Principal allié du régime cubain, le Venezuela se retrouve isolé après l'annonce du rapprochement entre Cuba et les États-Unis, ce qui pourrait forcer le président Nicolas Maduro à infléchir son discours anti-américain, dans un contexte de grave crise économique.

«Cette annonce bouscule le gouvernement de Maduro dans sa politique envers les États-Unis, y compris dans le discours politique en interne, qui était fondé en grande mesure sur la lutte anti-impérialiste et la condamnation de l'embargo américain sur Cuba», explique à l'AFP le politologue Nicmer Evans, d'un courant critique du chavisme.

Dès mercredi le principal opposant, Henrique Capriles, a mis la pression sur Maduro : «pendant que Cuba cherche à améliorer ses relations diplomatiques et commerciales avec les États-Unis, le gouvernement de Nicolas cherche à empirer les siennes, pour les utiliser comme écran de fumée et détourner l'attention de la grave crise économique et sociale que nous vivons».
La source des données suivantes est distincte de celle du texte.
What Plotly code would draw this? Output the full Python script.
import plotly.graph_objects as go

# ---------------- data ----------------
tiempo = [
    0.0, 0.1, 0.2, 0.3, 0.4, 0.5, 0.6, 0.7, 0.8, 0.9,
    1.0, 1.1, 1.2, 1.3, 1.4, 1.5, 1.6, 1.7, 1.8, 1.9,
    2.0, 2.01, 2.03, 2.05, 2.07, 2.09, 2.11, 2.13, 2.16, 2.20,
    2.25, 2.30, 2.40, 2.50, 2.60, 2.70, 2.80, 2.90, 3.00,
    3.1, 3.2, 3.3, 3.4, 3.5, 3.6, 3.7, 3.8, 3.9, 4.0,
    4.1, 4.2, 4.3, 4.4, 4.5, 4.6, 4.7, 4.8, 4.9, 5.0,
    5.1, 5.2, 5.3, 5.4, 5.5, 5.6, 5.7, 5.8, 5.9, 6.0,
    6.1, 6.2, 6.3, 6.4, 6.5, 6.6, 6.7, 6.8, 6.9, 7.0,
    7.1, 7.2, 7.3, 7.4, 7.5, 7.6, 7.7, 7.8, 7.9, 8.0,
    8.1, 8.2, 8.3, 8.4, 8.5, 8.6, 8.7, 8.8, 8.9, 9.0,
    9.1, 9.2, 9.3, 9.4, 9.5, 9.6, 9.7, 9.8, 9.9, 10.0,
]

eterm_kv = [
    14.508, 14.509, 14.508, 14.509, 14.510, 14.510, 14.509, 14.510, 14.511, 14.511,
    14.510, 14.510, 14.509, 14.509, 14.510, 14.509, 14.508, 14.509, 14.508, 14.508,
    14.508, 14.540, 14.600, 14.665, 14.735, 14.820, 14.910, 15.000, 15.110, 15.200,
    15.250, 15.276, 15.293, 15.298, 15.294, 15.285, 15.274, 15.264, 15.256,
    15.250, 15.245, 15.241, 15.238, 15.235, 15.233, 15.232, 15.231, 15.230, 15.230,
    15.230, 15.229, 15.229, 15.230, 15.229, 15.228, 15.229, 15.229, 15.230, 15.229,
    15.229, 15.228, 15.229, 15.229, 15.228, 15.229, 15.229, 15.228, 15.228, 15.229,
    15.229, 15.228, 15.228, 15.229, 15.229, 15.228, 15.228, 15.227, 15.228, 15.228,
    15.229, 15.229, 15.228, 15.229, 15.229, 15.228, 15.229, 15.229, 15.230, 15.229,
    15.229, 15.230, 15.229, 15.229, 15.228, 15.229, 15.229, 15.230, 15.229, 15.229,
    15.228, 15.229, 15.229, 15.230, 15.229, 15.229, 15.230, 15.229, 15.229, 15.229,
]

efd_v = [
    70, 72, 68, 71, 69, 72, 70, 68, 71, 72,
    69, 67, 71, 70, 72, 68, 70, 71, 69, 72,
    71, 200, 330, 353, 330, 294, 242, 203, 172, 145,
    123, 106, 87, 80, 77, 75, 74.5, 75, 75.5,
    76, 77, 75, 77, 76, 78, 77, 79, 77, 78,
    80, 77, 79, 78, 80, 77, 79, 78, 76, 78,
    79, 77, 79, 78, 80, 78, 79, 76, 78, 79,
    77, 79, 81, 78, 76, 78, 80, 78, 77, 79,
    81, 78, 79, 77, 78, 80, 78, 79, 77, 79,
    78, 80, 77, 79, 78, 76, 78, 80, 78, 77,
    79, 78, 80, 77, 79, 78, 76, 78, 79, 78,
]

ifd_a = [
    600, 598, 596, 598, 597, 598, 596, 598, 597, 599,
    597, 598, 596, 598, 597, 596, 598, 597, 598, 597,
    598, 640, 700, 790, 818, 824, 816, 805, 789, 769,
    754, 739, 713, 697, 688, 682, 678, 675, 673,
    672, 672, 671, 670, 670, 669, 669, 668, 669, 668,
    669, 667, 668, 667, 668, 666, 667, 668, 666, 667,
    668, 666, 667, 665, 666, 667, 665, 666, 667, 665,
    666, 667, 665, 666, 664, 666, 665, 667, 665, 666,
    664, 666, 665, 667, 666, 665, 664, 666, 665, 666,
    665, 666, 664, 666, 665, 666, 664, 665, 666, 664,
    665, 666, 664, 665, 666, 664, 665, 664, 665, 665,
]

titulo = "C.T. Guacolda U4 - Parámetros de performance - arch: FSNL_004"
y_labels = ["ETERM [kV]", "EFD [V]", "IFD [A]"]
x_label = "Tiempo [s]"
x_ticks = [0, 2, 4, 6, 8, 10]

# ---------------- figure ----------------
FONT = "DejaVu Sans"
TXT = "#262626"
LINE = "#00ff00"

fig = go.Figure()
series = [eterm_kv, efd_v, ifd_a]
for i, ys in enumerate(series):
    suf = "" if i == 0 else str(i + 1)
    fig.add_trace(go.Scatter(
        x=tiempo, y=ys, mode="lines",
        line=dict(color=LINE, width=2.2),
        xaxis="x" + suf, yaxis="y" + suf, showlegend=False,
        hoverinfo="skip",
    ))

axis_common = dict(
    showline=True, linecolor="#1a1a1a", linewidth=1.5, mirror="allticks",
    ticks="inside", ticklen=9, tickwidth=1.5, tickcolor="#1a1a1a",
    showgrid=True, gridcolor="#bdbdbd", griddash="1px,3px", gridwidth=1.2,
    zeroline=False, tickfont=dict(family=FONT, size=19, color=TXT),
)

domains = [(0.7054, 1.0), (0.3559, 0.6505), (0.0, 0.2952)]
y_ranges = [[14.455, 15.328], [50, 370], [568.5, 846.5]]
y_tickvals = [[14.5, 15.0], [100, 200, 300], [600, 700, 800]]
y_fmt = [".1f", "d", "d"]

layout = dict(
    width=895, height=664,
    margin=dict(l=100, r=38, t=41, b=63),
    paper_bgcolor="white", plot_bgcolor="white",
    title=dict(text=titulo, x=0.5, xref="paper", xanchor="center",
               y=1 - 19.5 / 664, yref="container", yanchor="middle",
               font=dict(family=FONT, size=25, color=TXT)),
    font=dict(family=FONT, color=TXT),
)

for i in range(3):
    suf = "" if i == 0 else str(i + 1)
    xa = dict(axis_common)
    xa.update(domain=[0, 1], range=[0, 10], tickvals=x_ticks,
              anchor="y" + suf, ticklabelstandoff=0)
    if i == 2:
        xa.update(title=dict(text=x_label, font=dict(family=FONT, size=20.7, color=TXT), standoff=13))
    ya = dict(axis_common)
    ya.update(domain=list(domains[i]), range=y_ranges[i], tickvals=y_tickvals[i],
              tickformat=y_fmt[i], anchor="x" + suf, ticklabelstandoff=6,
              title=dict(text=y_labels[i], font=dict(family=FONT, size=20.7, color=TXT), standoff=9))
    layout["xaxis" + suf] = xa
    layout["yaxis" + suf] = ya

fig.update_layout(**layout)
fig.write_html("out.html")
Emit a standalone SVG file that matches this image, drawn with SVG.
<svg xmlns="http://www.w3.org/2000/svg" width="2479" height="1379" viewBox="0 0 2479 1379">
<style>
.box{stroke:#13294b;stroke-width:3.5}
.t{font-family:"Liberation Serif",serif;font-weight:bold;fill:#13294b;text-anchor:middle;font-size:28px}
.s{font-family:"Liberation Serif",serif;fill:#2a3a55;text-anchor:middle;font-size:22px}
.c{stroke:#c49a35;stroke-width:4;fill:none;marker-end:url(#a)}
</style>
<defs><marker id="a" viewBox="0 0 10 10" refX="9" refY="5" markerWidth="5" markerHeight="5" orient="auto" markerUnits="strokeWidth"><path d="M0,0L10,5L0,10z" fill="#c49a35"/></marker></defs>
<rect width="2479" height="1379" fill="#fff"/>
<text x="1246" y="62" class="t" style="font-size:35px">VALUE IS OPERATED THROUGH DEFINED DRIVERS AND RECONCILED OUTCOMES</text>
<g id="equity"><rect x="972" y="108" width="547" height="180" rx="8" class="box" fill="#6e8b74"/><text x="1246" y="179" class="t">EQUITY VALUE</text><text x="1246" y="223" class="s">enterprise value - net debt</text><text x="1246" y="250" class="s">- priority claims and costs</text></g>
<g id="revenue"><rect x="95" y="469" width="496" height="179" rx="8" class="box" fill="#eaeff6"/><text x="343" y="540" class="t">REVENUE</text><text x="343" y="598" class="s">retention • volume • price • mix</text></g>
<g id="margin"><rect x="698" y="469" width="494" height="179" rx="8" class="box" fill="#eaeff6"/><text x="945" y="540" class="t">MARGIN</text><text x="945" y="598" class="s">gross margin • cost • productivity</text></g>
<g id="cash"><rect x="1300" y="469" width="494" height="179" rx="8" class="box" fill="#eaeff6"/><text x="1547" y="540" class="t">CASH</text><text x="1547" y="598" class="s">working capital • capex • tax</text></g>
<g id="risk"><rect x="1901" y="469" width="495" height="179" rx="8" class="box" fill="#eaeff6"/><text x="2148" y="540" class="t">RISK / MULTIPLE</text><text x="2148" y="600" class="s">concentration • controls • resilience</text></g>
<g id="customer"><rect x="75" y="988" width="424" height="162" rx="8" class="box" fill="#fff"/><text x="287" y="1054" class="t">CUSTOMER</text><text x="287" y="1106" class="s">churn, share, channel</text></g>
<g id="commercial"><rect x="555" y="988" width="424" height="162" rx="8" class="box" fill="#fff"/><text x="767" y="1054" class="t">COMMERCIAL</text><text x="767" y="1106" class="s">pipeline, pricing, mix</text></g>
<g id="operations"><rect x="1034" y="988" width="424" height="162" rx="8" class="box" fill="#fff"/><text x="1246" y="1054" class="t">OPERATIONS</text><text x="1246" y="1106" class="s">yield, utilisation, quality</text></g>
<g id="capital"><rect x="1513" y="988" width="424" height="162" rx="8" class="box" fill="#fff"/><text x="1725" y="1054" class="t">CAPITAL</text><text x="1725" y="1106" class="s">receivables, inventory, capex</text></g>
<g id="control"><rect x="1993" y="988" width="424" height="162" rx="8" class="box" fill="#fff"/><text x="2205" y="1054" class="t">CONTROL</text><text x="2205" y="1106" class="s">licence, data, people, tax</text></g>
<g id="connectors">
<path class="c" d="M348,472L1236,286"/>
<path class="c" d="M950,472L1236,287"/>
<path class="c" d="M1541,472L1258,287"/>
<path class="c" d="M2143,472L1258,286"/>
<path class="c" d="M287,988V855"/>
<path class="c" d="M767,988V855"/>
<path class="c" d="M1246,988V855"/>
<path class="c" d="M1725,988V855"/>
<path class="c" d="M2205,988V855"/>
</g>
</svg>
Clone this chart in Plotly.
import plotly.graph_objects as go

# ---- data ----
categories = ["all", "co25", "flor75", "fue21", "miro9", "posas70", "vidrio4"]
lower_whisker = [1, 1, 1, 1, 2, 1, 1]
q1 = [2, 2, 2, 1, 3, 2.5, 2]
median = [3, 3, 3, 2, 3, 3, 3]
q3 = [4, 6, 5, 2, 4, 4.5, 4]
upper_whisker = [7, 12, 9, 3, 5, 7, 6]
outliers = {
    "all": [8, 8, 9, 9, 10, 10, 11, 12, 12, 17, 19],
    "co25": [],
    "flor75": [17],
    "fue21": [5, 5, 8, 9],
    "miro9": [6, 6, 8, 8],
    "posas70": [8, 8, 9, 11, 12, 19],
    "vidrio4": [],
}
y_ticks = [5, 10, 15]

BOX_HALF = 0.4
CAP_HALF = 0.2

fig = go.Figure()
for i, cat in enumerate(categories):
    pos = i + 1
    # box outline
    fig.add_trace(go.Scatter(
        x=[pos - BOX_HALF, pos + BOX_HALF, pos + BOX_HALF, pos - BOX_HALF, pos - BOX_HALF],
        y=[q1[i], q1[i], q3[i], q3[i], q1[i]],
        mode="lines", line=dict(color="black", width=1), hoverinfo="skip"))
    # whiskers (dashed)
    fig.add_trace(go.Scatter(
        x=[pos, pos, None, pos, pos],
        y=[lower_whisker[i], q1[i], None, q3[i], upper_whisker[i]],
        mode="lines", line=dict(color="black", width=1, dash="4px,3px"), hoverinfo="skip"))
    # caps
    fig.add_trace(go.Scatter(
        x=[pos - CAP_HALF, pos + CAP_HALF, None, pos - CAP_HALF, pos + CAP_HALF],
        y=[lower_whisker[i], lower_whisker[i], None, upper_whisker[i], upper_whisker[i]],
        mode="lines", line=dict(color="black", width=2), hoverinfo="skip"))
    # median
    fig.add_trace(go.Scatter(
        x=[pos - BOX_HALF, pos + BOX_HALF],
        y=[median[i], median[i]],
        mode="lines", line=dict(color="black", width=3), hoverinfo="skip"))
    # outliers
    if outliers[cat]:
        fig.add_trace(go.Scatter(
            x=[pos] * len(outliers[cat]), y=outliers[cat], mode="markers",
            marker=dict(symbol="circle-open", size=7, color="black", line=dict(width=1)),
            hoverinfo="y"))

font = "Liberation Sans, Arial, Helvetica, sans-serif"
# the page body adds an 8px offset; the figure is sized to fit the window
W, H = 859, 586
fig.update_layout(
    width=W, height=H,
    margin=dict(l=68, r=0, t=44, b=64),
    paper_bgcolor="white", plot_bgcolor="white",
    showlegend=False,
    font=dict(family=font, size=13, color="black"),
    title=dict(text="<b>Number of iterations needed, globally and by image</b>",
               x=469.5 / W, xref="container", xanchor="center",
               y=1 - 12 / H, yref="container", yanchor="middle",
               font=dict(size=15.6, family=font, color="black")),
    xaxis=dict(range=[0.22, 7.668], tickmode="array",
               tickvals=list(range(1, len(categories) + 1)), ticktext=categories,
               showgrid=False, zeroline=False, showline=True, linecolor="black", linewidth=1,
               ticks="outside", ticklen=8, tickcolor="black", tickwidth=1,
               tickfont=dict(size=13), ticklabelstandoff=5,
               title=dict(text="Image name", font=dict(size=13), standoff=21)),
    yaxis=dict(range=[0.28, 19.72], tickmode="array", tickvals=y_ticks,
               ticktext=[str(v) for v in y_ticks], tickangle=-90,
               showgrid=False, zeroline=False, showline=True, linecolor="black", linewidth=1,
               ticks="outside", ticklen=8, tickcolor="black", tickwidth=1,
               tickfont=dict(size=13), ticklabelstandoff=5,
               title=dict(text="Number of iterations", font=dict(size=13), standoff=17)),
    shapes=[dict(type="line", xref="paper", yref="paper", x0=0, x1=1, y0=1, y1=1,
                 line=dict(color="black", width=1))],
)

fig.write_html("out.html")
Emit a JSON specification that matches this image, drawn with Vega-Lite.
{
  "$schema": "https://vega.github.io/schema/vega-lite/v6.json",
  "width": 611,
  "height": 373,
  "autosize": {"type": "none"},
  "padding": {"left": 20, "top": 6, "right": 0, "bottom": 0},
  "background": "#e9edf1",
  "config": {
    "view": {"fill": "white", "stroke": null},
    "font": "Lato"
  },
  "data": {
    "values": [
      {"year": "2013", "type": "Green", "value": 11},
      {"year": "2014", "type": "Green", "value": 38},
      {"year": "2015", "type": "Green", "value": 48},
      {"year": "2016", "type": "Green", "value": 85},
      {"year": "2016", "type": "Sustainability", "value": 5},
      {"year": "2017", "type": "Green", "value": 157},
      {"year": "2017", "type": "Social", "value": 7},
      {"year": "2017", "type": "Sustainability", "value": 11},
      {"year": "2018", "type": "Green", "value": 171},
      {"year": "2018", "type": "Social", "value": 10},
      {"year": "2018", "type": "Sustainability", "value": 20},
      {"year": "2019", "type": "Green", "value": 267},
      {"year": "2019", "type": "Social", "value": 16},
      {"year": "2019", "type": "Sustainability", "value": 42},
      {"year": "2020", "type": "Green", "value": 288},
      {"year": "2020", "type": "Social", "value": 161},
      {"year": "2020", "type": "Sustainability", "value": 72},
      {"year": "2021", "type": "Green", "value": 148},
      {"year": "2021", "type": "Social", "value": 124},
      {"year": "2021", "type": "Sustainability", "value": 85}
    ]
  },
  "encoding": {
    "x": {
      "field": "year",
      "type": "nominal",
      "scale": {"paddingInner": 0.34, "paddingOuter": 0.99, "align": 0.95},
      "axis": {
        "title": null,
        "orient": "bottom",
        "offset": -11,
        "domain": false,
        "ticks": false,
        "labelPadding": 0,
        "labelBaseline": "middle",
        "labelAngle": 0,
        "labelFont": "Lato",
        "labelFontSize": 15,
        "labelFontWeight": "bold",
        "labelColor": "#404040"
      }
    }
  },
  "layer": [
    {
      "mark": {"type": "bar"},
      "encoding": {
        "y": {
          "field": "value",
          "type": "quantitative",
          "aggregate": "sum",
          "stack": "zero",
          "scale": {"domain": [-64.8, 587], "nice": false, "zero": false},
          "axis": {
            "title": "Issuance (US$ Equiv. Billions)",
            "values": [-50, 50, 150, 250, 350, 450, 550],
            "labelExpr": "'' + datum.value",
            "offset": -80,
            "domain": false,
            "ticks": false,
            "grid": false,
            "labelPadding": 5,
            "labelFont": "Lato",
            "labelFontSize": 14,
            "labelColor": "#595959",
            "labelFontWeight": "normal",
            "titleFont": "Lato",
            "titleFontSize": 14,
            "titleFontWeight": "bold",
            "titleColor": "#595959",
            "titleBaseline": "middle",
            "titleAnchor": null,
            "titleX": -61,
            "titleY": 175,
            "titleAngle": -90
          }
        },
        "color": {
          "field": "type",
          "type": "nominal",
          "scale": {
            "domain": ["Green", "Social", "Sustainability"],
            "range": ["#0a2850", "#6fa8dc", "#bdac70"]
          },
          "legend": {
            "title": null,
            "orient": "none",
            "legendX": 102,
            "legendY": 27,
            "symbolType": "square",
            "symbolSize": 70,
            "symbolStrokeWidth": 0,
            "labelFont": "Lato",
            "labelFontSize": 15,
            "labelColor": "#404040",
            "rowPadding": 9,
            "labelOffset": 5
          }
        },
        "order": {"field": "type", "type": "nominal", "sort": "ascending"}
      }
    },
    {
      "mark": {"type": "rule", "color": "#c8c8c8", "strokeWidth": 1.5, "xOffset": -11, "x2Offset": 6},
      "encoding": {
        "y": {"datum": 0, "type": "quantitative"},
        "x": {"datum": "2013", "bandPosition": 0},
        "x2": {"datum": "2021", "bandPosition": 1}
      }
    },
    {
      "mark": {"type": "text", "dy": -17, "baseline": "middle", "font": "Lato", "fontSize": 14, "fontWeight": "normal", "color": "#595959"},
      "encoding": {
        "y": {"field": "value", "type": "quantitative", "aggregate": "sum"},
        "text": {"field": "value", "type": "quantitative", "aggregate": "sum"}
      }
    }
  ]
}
Affichant une inflation annuelle de plus de 60% et une grave pénurie qui touche 40% des biens de première nécessité, le Venezuela serait proche du défaut de paiement selon de nombreux analystes.

La situation s'aggrave de jour en jour avec la chute des cours du pétrole, dans ce pays qui dispose pourtant des plus importantes réserves de brut au monde... et qui est aussi le principal soutien économique de Cuba.

Cet aspect a sans doute joué un rôle-clé dans la réconciliation historique annoncée mercredi, Cuba craignant que la mauvaise santé de son allié n'affecte l'aide qu'il apporte à l'île.

Venezuela fournit 60% de son pétrole, avec des facilités de paiement, et lui achète les services de quelque 40 000 professionnels, dont 30 000 médecins et infirmiers.

Pour l'économiste cubain Pavel Vidal, de l'université de Cali (Colombie), le rapprochement «est un effort de plus que fait le gouvernement (cubain) pour diversifier son économie et réduire la dépendance du Venezuela».

Il calcule qu'en cas d'interruption du commerce entre Caracas et La Havane, Cuba plongerait dans «quatre années de récession».

«Cuba a vécu l'expérience de la période spéciale dans les années 1990, quand le soutien économique des pays du Pacte de Varsovie a soudainement chuté», raconte Milos Alcalay, diplomate qui fut vice-ministre des Affaires étrangères du pays.

Donc «la crise économique structurelle au Venezuela a mené (le président cubain Raul) Castro à chercher une alternative pour ne pas être pris par surprise».

Compagnon de diatribe 

La surprise a été pour le Venezuela car, pendant qu'il négociait secrètement avec les États-Unis en vue d'un rapprochement, «tout indique que (Raul) Castro n'a pas parlé de cela avec Maduro», selon Milos Alcalay.

Jusqu'à présent, Caracas avait trouvé en l'île communiste un compagnon de diatribe anti-américaine.

Désormais, «il est significatif qu'au moment où la confrontation verbale du Venezuela envers les États-Unis remonte d'un cran, Cuba adopte cette position constructive», note le diplomate : «la ligne de radicalisation de Maduro face aux États-Unis contraste avec la voie du dialogue adoptée par Cuba, mais cela pourrait changer».

Imitant la posture de son prédécesseur et mentor Hugo Chavez décédé en 2013, Nicolas Maduro est habituellement très acerbe envers les États-Unis, et les deux pays n'ont plus d'ambassadeur dans leurs capitales respectives depuis 2010.

L'annonce récente de sanctions prévues par le Congrès américain contre les Vénézuéliens impliqués dans la répression de manifestations n'avait fait qu'accentuer sa virulence.

«Idiots», disait encore le dirigeant chaviste il y a quelques jours, qualifiant ces sanctions de «stupides».

Mercredi, avant l'annonce historique de Raul Castro et Barack Obama, Nicolas Maduro essayait d'ailleurs de convaincre Brésil, Argentine, Uruguay et Paraguay, réunis avec lui pour le sommet du Mercosur en Argentine, de soutenir une déclaration contre les États-Unis, en raison de ces sanctions.

Quelques heures plus tard, le ton avait nettement changé : «le geste d'Obama est courageux et nécessaire pour l'Histoire», saluait-il.

«Les difficultés économiques croissantes du Venezuela et les troubles potentiels pourraient l'inciter à considérer ces meilleures relations comme une possible menace à long terme», souligne le cabinet de conseils américain Stratfor.

Pour y remédier, il pourrait être tenté d'imiter Raul Castro : «Maduro pourrait avoir une motivation supplémentaire pour chercher son propre rapprochement avec les États-Unis», ajoute le cabinet, rappelant que des discussions ont été menées ces derniers mois, pour l'instant sans succès.